■ What is being asked ■
Locate all lines with the word "LaTeX" and copy them out.

Collected data
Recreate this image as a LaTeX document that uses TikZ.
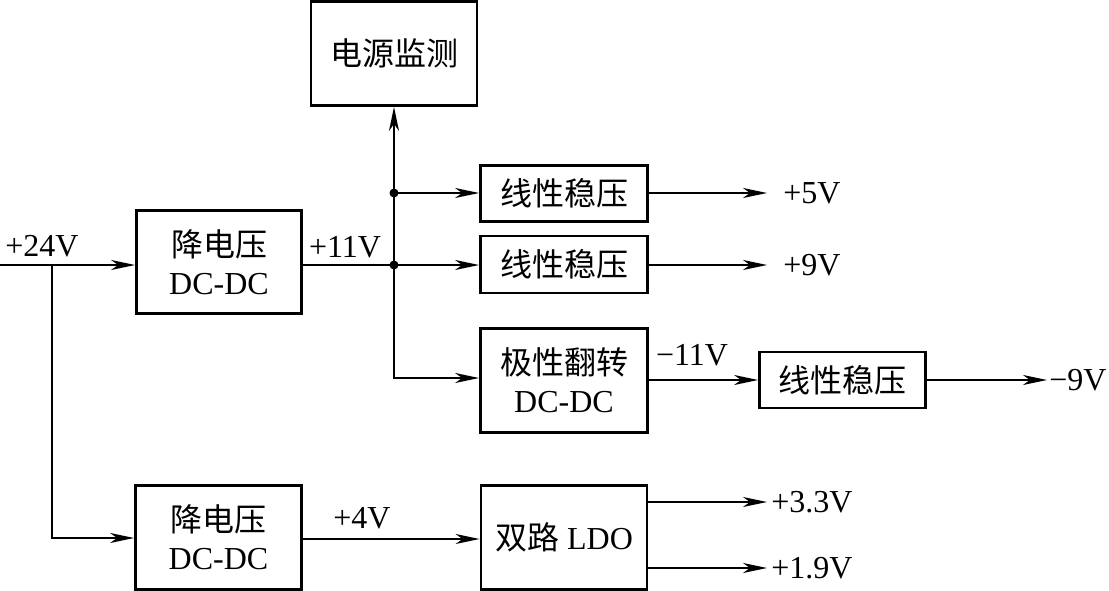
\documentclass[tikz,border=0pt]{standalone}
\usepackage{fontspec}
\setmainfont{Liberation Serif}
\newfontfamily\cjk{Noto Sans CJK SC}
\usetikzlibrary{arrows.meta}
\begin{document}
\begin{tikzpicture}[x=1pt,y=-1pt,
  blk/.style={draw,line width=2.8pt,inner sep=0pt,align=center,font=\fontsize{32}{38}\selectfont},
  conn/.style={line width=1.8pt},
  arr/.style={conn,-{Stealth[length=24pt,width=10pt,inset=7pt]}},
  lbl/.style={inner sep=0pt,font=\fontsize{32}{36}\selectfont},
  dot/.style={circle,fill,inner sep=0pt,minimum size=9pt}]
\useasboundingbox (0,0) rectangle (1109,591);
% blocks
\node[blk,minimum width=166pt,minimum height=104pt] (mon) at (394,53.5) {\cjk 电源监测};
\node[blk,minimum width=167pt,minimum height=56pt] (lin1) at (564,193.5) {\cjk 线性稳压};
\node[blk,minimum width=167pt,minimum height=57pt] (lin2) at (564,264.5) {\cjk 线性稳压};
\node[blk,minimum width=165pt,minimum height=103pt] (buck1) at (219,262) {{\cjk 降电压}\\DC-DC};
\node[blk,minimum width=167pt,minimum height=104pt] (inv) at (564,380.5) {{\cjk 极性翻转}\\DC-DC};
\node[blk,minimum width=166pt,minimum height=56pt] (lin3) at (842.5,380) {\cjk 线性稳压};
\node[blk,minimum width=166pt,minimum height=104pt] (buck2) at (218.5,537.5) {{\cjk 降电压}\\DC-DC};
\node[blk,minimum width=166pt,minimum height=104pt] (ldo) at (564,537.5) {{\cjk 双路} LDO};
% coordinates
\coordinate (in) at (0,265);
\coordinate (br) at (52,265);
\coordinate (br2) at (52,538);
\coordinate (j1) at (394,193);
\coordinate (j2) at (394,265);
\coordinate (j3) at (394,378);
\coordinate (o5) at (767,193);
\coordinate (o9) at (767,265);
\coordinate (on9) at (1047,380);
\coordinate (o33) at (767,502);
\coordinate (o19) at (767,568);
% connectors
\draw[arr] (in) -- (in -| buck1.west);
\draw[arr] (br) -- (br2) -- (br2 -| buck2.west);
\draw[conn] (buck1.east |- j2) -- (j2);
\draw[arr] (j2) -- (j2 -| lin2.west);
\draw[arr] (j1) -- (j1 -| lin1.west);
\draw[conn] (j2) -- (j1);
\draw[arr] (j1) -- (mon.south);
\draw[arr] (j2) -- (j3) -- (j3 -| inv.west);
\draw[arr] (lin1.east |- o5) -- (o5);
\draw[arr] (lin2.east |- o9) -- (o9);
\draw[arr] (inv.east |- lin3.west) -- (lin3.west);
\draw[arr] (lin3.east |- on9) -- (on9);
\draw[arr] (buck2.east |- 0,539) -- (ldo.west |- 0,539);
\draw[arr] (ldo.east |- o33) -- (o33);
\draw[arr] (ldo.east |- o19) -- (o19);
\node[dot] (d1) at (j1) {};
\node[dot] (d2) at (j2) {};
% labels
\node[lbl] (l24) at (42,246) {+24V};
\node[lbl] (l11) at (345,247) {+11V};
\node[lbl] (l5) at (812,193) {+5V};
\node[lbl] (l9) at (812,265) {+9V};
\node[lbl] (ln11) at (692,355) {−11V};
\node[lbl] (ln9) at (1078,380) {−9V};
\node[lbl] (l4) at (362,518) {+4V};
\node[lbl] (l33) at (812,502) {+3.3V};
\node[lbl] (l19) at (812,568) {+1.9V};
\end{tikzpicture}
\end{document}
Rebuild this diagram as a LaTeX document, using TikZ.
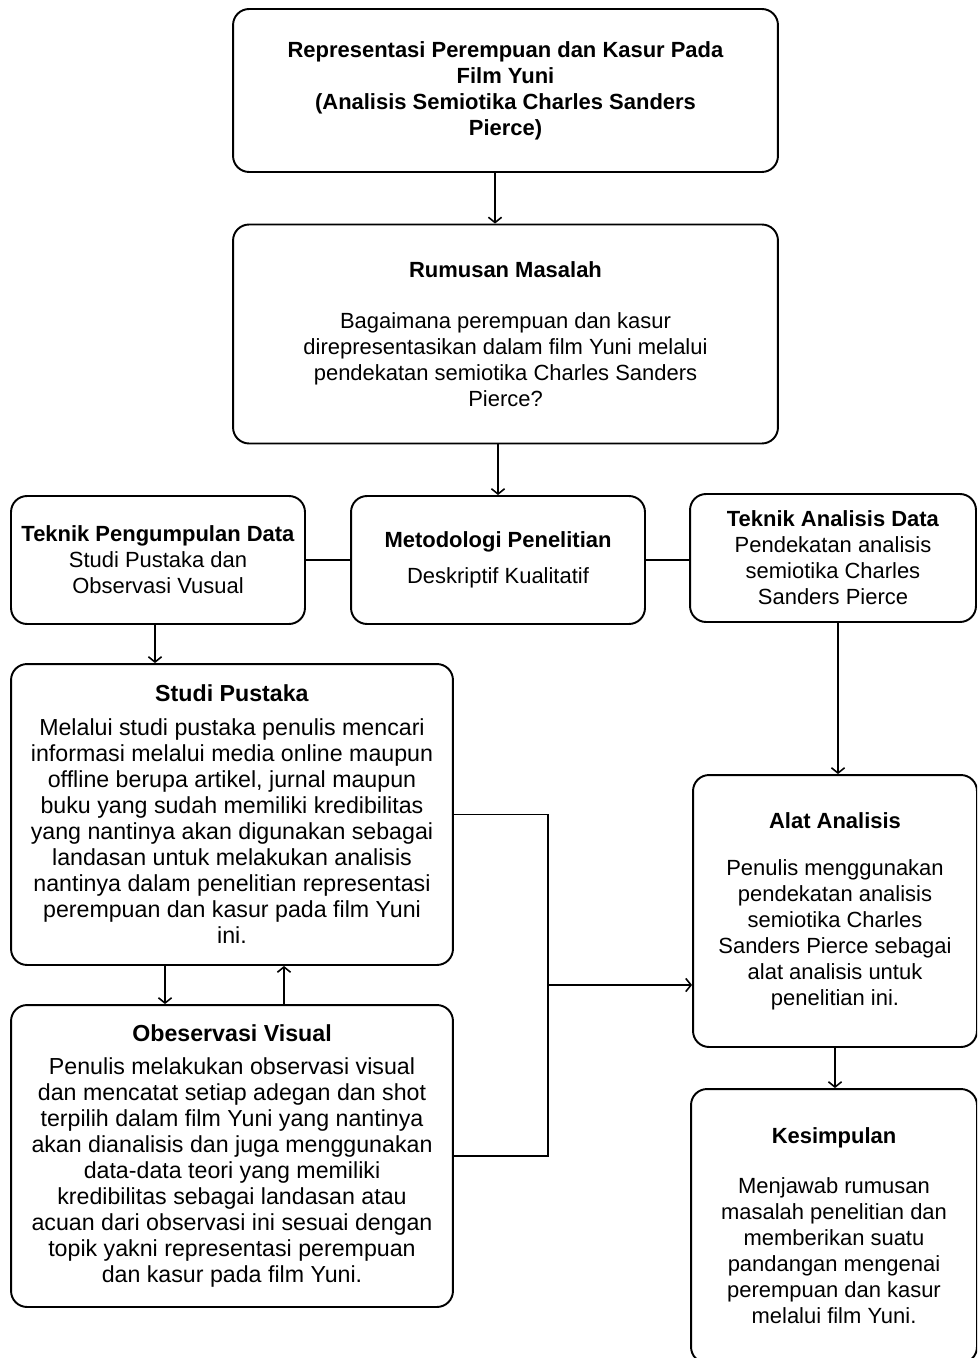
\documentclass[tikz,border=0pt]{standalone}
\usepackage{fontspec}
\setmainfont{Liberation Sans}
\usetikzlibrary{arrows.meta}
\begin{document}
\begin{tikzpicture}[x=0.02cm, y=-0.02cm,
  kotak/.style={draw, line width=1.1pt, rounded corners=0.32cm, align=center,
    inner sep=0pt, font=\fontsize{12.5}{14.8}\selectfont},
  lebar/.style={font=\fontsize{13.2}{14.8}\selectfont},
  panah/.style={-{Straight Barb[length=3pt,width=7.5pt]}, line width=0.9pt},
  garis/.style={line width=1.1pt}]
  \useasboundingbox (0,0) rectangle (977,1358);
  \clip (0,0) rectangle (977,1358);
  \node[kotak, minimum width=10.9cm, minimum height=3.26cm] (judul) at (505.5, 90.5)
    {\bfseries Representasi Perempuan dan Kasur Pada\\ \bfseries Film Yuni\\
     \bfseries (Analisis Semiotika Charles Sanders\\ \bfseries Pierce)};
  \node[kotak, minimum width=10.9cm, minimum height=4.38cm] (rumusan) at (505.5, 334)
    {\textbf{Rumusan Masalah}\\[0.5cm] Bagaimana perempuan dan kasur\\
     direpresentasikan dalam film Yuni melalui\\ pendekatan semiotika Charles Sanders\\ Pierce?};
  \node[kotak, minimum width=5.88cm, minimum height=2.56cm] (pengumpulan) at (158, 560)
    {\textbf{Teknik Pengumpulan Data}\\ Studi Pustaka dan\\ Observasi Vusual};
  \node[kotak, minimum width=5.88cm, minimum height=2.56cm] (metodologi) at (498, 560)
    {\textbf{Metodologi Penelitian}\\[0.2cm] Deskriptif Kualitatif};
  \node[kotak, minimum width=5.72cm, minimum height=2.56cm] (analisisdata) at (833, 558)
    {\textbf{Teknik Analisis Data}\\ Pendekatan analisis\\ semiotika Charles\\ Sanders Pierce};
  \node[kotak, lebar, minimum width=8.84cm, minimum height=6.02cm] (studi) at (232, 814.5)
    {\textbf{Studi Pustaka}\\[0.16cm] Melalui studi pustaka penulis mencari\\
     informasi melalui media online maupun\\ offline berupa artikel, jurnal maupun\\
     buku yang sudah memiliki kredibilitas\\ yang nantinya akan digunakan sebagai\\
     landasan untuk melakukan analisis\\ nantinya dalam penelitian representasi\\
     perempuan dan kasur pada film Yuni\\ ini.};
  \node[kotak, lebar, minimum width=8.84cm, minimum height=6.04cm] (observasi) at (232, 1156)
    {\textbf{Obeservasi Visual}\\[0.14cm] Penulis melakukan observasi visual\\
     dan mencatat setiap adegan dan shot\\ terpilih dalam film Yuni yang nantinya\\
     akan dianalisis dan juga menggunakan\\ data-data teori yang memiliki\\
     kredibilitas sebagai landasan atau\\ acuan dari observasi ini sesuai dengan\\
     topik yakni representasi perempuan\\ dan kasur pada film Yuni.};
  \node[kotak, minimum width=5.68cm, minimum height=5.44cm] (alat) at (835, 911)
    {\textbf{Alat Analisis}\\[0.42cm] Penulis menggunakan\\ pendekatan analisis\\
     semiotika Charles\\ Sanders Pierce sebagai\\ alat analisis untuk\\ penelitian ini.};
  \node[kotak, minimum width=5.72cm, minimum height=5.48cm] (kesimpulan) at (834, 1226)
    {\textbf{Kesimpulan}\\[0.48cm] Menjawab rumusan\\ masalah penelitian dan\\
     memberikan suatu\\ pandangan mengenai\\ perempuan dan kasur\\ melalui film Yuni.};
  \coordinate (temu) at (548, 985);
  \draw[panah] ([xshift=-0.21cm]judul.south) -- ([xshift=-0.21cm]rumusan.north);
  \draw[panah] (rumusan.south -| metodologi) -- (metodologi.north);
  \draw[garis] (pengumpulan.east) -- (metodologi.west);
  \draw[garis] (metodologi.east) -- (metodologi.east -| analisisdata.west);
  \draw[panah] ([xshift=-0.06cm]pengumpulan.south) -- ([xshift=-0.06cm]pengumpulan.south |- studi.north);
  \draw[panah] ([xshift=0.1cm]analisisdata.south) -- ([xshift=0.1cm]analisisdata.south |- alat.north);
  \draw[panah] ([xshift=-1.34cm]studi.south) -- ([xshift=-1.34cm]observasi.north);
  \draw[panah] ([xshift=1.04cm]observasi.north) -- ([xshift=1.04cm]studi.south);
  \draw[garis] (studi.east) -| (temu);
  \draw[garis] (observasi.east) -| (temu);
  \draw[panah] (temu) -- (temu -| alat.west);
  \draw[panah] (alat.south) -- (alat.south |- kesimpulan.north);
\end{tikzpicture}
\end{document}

■ Exercise output ■
Recreate this image as a LaTeX document that uses TikZ.
Rebuild this diagram as a LaTeX document, using TikZ.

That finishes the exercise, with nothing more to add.